Consider the planned NFL Extra Points Amex card, set to launch later in 2026 through Comenity Capital Bank. It will reward purchases and experiences tied to the league. The name alone signals intent. Extra points. A football term repurposed for loyalty. Small details like that reveal how both organizations think. They want language that feels native to the sport rather than imposed from a corporate deck.

Critics might wonder whether payments and football truly belong together. After all, most fans buy tickets, merchandise, and concessions through apps or stadium kiosks without much thought to the underlying card network. But that’s precisely the point. The transaction becomes invisible when it works. The value shows up elsewhere. In the presale window that opens 48 hours before the general public. In the lounge that serves better food and offers shade on a hot September afternoon. In the international broadcast that reaches new viewers because Amex helped underwrite promotion in key markets.

And the numbers support the logic. Amex reports that its cardholders spend more on experiences than the average consumer. They attend concerts, travel abroad, dine at premium restaurants. Football fits that profile. Especially live games. Especially events that feel exclusive. The NFL, meanwhile, collects detailed data on fan behavior. It knows which segments respond to which offers. Pairing that knowledge with Amex’s membership model creates a feedback loop both sides hope will drive measurable results.

Still, execution matters more than announcements. The NFL has multiple sponsors now in categories that once overlapped. Defining clear lanes without frustrating fans or creating internal confusion will test marketing teams on both ends. Amex must avoid seeming elitist in a sport that prides itself on broad accessibility. The league must ensure that perks enhance the experience rather than segment the audience into haves and have-nots.

Ellis returned to his core test several times during the Cannes conversation. Fan first. Meaningful addition. Those phrases could sound like marketing speak. Yet when he says them, they carry weight. The league has turned down partnerships that looked lucrative on paper because they failed that simple screen. Rutledge appears to share the discipline. American Express has walked away from deals that didn’t align with its membership ethos.

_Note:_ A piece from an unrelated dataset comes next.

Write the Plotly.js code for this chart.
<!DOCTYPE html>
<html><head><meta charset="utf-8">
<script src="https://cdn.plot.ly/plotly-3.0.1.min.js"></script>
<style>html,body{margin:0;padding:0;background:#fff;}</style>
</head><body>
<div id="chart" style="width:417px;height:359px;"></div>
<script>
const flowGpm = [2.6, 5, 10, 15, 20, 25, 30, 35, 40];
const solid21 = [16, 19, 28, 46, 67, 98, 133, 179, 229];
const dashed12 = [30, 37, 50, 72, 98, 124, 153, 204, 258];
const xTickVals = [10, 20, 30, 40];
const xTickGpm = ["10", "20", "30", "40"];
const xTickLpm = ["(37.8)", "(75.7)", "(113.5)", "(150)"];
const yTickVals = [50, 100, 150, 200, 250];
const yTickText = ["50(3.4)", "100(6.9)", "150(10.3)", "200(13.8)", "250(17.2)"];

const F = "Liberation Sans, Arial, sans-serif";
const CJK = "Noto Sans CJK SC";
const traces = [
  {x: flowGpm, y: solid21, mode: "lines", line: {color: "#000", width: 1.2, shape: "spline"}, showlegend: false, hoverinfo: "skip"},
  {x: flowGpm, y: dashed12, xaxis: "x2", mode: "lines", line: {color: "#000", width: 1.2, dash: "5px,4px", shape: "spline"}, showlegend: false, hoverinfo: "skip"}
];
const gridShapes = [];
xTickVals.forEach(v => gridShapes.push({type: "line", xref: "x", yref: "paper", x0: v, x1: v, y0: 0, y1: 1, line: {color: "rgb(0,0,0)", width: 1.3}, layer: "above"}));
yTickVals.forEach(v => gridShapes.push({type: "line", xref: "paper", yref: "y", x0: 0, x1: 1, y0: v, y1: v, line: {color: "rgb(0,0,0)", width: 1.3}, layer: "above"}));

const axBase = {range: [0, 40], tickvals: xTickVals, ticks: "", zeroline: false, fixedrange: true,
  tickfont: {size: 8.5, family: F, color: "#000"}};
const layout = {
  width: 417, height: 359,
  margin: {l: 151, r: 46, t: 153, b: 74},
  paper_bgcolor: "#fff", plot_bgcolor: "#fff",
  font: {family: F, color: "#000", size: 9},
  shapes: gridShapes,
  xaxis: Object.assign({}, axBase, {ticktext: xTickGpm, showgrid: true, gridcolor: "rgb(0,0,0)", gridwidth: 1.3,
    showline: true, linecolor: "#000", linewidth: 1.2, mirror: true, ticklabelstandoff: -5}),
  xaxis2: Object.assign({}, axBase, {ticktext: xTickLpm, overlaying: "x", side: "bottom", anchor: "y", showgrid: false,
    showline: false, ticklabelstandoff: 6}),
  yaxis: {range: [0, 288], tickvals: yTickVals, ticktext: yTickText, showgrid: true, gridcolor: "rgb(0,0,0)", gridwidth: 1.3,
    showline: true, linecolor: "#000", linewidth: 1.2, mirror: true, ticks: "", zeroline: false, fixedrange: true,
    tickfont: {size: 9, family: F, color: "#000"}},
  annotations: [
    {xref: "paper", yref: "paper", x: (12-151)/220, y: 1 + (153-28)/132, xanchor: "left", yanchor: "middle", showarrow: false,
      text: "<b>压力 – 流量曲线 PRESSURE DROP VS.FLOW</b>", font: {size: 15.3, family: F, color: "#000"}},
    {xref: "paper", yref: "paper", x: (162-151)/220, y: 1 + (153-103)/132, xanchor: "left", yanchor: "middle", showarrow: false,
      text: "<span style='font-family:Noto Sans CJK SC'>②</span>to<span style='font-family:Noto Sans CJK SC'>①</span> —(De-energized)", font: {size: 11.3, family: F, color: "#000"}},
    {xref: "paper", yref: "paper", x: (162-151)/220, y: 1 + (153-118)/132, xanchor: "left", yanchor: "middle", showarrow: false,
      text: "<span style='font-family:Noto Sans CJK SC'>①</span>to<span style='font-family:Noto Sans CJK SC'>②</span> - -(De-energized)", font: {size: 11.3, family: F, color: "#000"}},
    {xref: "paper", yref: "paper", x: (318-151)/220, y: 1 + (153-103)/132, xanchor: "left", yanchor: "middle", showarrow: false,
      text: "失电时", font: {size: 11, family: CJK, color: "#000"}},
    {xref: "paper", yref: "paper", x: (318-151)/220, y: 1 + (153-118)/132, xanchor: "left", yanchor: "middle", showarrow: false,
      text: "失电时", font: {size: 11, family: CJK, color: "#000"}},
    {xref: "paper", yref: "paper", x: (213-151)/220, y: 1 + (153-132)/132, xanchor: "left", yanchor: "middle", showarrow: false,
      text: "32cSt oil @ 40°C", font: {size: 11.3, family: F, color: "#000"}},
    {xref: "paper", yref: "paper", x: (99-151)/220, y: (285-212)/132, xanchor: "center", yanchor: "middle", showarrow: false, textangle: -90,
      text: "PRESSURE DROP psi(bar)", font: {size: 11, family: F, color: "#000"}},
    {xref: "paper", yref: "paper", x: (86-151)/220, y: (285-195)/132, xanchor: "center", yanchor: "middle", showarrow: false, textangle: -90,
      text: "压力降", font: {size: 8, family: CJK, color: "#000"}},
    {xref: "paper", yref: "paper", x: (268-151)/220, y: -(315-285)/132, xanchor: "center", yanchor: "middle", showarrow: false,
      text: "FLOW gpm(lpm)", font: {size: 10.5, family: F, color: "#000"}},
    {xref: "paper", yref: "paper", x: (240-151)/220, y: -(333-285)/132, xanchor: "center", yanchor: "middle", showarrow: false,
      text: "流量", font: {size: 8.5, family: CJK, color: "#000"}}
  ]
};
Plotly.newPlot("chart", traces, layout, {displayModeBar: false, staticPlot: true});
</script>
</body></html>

So here they sit. Two CMOs in Cannes. One representing a league that dominates American culture and wants the world. The other leading a payments brand that trades on status and service. Their handshake, captured in photos circulating from the festival, symbolizes more than a sponsorship swap. It marks a moment when sports and financial services decided that data, experiences, and global ambition could outweigh the comfort of old arrangements.

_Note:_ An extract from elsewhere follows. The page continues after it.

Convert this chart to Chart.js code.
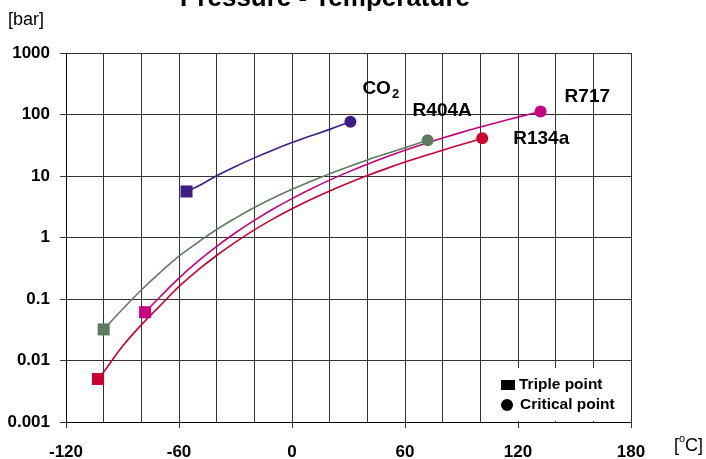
<!DOCTYPE html>
<html>
<head>
<meta charset="utf-8">
<script src="https://cdn.jsdelivr.net/npm/chart.js@4/dist/chart.umd.min.js"></script>
<style>
  html, body { margin: 0; padding: 0; background: #fff; }
  #wrap { width: 706px; height: 459px; position: relative; }
</style>
</head>
<body>
<div id="wrap"><canvas id="ptChart"></canvas></div>
<script>
// Vapour pressure curves (temperature in degC, pressure in bar)
const co2Temp = [-56, -50, -40, -30, -20, -10, 0, 10, 20, 31];
const co2Pres = [5.6, 6.8, 10.1, 14.3, 19.7, 26.5, 34.9, 45.0, 57.3, 76];

const r404aTemp = [-100, -90, -80, -70, -60, -50, -40, -30, -20, -10, 0, 10, 20, 30, 40, 50, 60, 72];
const r404aPres = [0.032, 0.068, 0.14, 0.27, 0.50, 0.83, 1.35, 2.07, 3.07, 4.38, 6.08, 8.2, 10.9, 14.2, 18.2, 23.0, 28.8, 38];

const r717Temp = [-78, -70, -60, -50, -40, -30, -20, -10, 0, 10, 20, 30, 40, 50, 60, 70, 80, 90, 100, 110, 120, 132];
const r717Pres = [0.061, 0.109, 0.219, 0.408, 0.717, 1.195, 1.90, 2.91, 4.29, 6.15, 8.57, 11.67, 15.55, 20.33, 26.15, 33.1, 41.4, 51.2, 62.5, 75.6, 90.6, 112];

const r134aTemp = [-103, -100, -90, -80, -70, -60, -50, -40, -30, -20, -10, 0, 10, 20, 30, 40, 50, 60, 70, 80, 90, 101];
const r134aPres = [0.005, 0.0065, 0.017, 0.038, 0.078, 0.16, 0.295, 0.51, 0.84, 1.33, 2.01, 2.93, 4.15, 5.72, 7.70, 10.17, 13.18, 16.82, 21.17, 26.33, 32.44, 41];

const yTicks = [0.001, 0.01, 0.1, 1, 10, 100, 1000];
const xLabelStep = 60;

function pts(t, p) {
  return t.map((v, i) => ({ x: v, y: p[i] }));
}

// square at the triple point (first), circle at the critical point (last)
function makeSet(name, t, p, color) {
  const n = t.length;
  return {
    label: name,
    data: pts(t, p),
    borderColor: color,
    backgroundColor: color,
    borderWidth: 1.6,
    tension: 0.4,
    pointRadius: (ctx) => ctx.dataIndex === 0 ? 8.5 : (ctx.dataIndex === n - 1 ? 6 : 0),
    pointStyle: (ctx) => ctx.dataIndex === 0 ? "rect" : "circle",
    pointBorderWidth: 0,
    pointHoverRadius: 0,
  };
}

const datasets = [
  makeSet("CO2", co2Temp, co2Pres, "#3d1d84"),
  makeSet("R404A", r404aTemp, r404aPres, "#5e7b5e"),
  makeSet("R717", r717Temp, r717Pres, "#c6007f"),
  makeSet("R134a", r134aTemp, r134aPres, "#cc0030"),
];

// label offsets from each critical point
const labelOffsets = [[12, -33], [-15, -30], [24, -15], [31, 0]];

const decorations = {
  id: "decorations",
  afterDraw(chart) {
    const c = chart.ctx;
    const xs = chart.scales.x, ys = chart.scales.y;
    c.save();
    c.fillStyle = "#000";
    c.textBaseline = "alphabetic";

    // title, cut at the top edge
    c.font = "bold 26px Arial, 'Liberation Sans', sans-serif";
    c.textAlign = "center";
    c.fillText("Pressure - Temperature", 325, 6);

    // unit labels
    c.textAlign = "left";
    c.font = "18px Arial, 'Liberation Sans', sans-serif";
    c.fillText("[bar]", 8, 25);
    c.fillText("[", 674, 451);
    let w = c.measureText("[").width;
    c.font = "11px Arial, 'Liberation Sans', sans-serif";
    c.fillText("o", 674 + w, 442);
    let w2 = c.measureText("o").width;
    c.font = "18px Arial, 'Liberation Sans', sans-serif";
    c.fillText("C]", 674 + w + w2, 451);

    // series labels next to the critical points
    c.textBaseline = "middle";
    chart.data.datasets.forEach((ds, i) => {
      const last = ds.data[ds.data.length - 1];
      const px = xs.getPixelForValue(last.x) + labelOffsets[i][0];
      const py = ys.getPixelForValue(last.y) + labelOffsets[i][1];
      c.font = "bold 19px Arial, 'Liberation Sans', sans-serif";
      if (ds.label === "CO2") {
        c.fillText("CO", px, py);
        const cw = c.measureText("CO").width;
        c.font = "bold 13px Arial, 'Liberation Sans', sans-serif";
        c.fillText("2", px + cw + 1, py + 6);
      } else {
        c.fillText(ds.label, px, py);
      }
    });

    // legend box
    c.fillStyle = "#fff";
    c.fillRect(493, 368, 137, 53);
    c.fillStyle = "#000";
    c.fillRect(501, 380, 14, 10);
    c.beginPath();
    c.arc(507, 405, 6, 0, Math.PI * 2);
    c.fill();
    c.font = "bold 15.5px Arial, 'Liberation Sans', sans-serif";
    c.fillText("Triple point", 519, 385);
    c.fillText("Critical point", 520, 405);
    c.restore();
  },
};

new Chart(document.getElementById("ptChart").getContext("2d"), {
  type: "line",
  data: { datasets: datasets },
  plugins: [decorations],
  options: {
    responsive: true,
    maintainAspectRatio: false,
    animation: false,
    layout: { padding: { top: 53, right: 75, left: 0, bottom: 0 } },
    plugins: {
      legend: { display: false },
      title: { display: false },
      tooltip: { enabled: false },
    },
    scales: {
      x: {
        type: "linear",
        min: -120,
        max: 180,
        afterFit: (axis) => { axis.height = 37; },
        ticks: {
          stepSize: 20,
          padding: 14,
          color: "#000",
          maxRotation: 0,
          autoSkip: false,
          font: { family: "Arial, 'Liberation Sans', sans-serif", size: 17, weight: "bold" },
          callback: (v) => (v % xLabelStep === 0 ? String(v) : ""),
        },
        grid: {
          color: "#333",
          tickLength: 6,
          tickColor: (ctx) => (ctx.tick && ctx.tick.value % xLabelStep === 0 ? "#333" : "rgba(0,0,0,0)"),
        },
        border: { color: "#000" },
      },
      y: {
        type: "logarithmic",
        min: 0.001,
        max: 1000,
        afterBuildTicks: (axis) => { axis.ticks = yTicks.map((v) => ({ value: v })); },
        afterFit: (axis) => { axis.width = 66; },
        ticks: {
          padding: 10,
          color: "#000",
          font: { family: "Arial, 'Liberation Sans', sans-serif", size: 17, weight: "bold" },
          callback: (v) => String(v),
        },
        grid: { color: "#333", tickLength: 6, tickColor: "#333" },
        border: { color: "#000" },
      },
    },
  },
});
</script>
</body>
</html>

Whether the partnership delivers on its promises won’t be clear for seasons. Early indicators look promising. Ticket presales for international games moved quickly. Draft activations drew crowds. Member feedback, according to both organizations, skews positive. But sustained success requires constant attention. New activations each year. Fresh content that feels organic. Technology that makes payments faster without drawing attention to itself.

Back in the interview room, the discussion circled back to enjoyment. The game itself. The moments that keep people coming back. Ellis and Rutledge seem to understand that no amount of clever marketing replaces the product on the field. Their job is to remove friction around it. To make attendance easier for some, more rewarding for others, and more visible to audiences who have yet to discover American football.

They left Cannes with plenty of handshakes and a few new ideas. The real work starts now. In stadiums across America and stadiums yet to be built in cities that barely know the sport. Fans will judge the results one transaction, one experience, one memorable Sunday at a time. So far, the two brands appear aligned on what matters most. The fan. The game. And the value that connects them.